**INSTRUCTIONS FOR THE TASK:**
Your copy of the material must match it exactly, except that pictures are dropped.
* * *
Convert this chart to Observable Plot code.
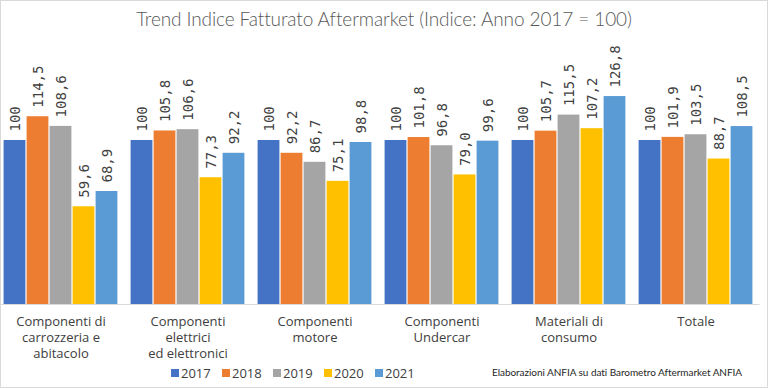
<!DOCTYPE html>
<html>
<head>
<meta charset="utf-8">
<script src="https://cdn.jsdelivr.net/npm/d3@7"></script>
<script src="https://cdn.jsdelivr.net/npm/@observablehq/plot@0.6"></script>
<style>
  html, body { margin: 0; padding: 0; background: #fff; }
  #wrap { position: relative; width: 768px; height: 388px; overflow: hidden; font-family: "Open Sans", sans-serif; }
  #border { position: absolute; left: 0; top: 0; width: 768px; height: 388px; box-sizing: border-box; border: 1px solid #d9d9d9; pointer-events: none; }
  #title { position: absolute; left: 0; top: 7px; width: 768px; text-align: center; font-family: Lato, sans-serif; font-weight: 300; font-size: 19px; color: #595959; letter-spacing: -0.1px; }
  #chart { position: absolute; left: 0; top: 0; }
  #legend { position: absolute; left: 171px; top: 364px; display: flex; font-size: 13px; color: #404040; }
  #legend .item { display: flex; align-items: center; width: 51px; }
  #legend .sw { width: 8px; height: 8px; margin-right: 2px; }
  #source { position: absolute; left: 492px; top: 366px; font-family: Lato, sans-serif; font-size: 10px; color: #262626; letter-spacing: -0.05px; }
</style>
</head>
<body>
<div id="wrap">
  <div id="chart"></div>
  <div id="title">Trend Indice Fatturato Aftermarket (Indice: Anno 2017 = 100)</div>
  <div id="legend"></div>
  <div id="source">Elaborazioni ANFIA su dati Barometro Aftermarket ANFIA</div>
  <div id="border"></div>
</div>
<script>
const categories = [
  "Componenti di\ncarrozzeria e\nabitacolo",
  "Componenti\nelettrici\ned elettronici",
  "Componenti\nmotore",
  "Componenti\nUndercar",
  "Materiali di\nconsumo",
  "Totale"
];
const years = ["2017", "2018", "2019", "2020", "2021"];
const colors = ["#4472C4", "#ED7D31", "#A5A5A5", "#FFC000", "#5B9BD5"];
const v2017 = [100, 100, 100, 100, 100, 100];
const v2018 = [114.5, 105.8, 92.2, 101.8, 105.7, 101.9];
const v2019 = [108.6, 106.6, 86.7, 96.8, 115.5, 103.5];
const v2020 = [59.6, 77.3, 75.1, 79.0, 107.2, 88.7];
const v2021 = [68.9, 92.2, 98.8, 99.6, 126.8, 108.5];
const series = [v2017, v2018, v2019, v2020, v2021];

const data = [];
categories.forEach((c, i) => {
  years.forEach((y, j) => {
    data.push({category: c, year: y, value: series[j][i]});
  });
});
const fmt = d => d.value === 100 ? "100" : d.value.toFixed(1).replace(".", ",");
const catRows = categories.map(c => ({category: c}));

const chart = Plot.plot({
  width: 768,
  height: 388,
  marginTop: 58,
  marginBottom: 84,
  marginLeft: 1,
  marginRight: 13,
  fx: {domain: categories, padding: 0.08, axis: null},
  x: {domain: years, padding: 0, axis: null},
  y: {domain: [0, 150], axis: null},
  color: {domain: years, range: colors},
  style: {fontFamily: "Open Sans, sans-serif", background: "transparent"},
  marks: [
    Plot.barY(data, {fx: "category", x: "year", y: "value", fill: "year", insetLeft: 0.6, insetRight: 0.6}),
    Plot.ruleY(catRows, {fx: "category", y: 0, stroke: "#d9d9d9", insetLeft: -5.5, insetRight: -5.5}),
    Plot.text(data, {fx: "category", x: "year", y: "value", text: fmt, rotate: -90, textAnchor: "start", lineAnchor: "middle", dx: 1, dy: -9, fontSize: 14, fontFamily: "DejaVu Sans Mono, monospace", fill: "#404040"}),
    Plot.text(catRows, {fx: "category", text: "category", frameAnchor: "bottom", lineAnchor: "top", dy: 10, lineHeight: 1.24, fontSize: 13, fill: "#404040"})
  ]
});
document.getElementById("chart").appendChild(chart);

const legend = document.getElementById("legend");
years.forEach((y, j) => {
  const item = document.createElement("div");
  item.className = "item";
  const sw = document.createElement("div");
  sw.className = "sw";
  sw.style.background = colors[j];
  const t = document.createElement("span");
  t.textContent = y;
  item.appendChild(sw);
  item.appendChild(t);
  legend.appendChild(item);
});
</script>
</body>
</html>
* * *
**TASK ANSWER:**
Convert this chart to Observable Plot code.
<!DOCTYPE html>
<html>
<head>
<meta charset="utf-8">
<script src="https://cdn.jsdelivr.net/npm/d3@7"></script>
<script src="https://cdn.jsdelivr.net/npm/@observablehq/plot@0.6"></script>
<style>
  html, body { margin: 0; padding: 0; background: #fff; }
  #wrap { position: relative; width: 768px; height: 388px; overflow: hidden; font-family: "Open Sans", sans-serif; }
  #border { position: absolute; left: 0; top: 0; width: 768px; height: 388px; box-sizing: border-box; border: 1px solid #d9d9d9; pointer-events: none; }
  #title { position: absolute; left: 0; top: 7px; width: 768px; text-align: center; font-family: Lato, sans-serif; font-weight: 300; font-size: 19px; color: #595959; letter-spacing: -0.1px; }
  #chart { position: absolute; left: 0; top: 0; }
  #legend { position: absolute; left: 171px; top: 364px; display: flex; font-size: 13px; color: #404040; }
  #legend .item { display: flex; align-items: center; width: 51px; }
  #legend .sw { width: 8px; height: 8px; margin-right: 2px; }
  #source { position: absolute; left: 492px; top: 366px; font-family: Lato, sans-serif; font-size: 10px; color: #262626; letter-spacing: -0.05px; }
</style>
</head>
<body>
<div id="wrap">
  <div id="chart"></div>
  <div id="title">Trend Indice Fatturato Aftermarket (Indice: Anno 2017 = 100)</div>
  <div id="legend"></div>
  <div id="source">Elaborazioni ANFIA su dati Barometro Aftermarket ANFIA</div>
  <div id="border"></div>
</div>
<script>
const categories = [
  "Componenti di\ncarrozzeria e\nabitacolo",
  "Componenti\nelettrici\ned elettronici",
  "Componenti\nmotore",
  "Componenti\nUndercar",
  "Materiali di\nconsumo",
  "Totale"
];
const years = ["2017", "2018", "2019", "2020", "2021"];
const colors = ["#4472C4", "#ED7D31", "#A5A5A5", "#FFC000", "#5B9BD5"];
const v2017 = [100, 100, 100, 100, 100, 100];
const v2018 = [114.5, 105.8, 92.2, 101.8, 105.7, 101.9];
const v2019 = [108.6, 106.6, 86.7, 96.8, 115.5, 103.5];
const v2020 = [59.6, 77.3, 75.1, 79.0, 107.2, 88.7];
const v2021 = [68.9, 92.2, 98.8, 99.6, 126.8, 108.5];
const series = [v2017, v2018, v2019, v2020, v2021];

const data = [];
categories.forEach((c, i) => {
  years.forEach((y, j) => {
    data.push({category: c, year: y, value: series[j][i]});
  });
});
const fmt = d => d.value === 100 ? "100" : d.value.toFixed(1).replace(".", ",");
const catRows = categories.map(c => ({category: c}));

const chart = Plot.plot({
  width: 768,
  height: 388,
  marginTop: 58,
  marginBottom: 84,
  marginLeft: 1,
  marginRight: 13,
  fx: {domain: categories, padding: 0.08, axis: null},
  x: {domain: years, padding: 0, axis: null},
  y: {domain: [0, 150], axis: null},
  color: {domain: years, range: colors},
  style: {fontFamily: "Open Sans, sans-serif", background: "transparent"},
  marks: [
    Plot.barY(data, {fx: "category", x: "year", y: "value", fill: "year", insetLeft: 0.6, insetRight: 0.6}),
    Plot.ruleY(catRows, {fx: "category", y: 0, stroke: "#d9d9d9", insetLeft: -5.5, insetRight: -5.5}),
    Plot.text(data, {fx: "category", x: "year", y: "value", text: fmt, rotate: -90, textAnchor: "start", lineAnchor: "middle", dx: 1, dy: -9, fontSize: 14, fontFamily: "DejaVu Sans Mono, monospace", fill: "#404040"}),
    Plot.text(catRows, {fx: "category", text: "category", frameAnchor: "bottom", lineAnchor: "top", dy: 10, lineHeight: 1.24, fontSize: 13, fill: "#404040"})
  ]
});
document.getElementById("chart").appendChild(chart);

const legend = document.getElementById("legend");
years.forEach((y, j) => {
  const item = document.createElement("div");
  item.className = "item";
  const sw = document.createElement("div");
  sw.className = "sw";
  sw.style.background = colors[j];
  const t = document.createElement("span");
  t.textContent = y;
  item.appendChild(sw);
  item.appendChild(t);
  legend.appendChild(item);
});
</script>
</body>
</html>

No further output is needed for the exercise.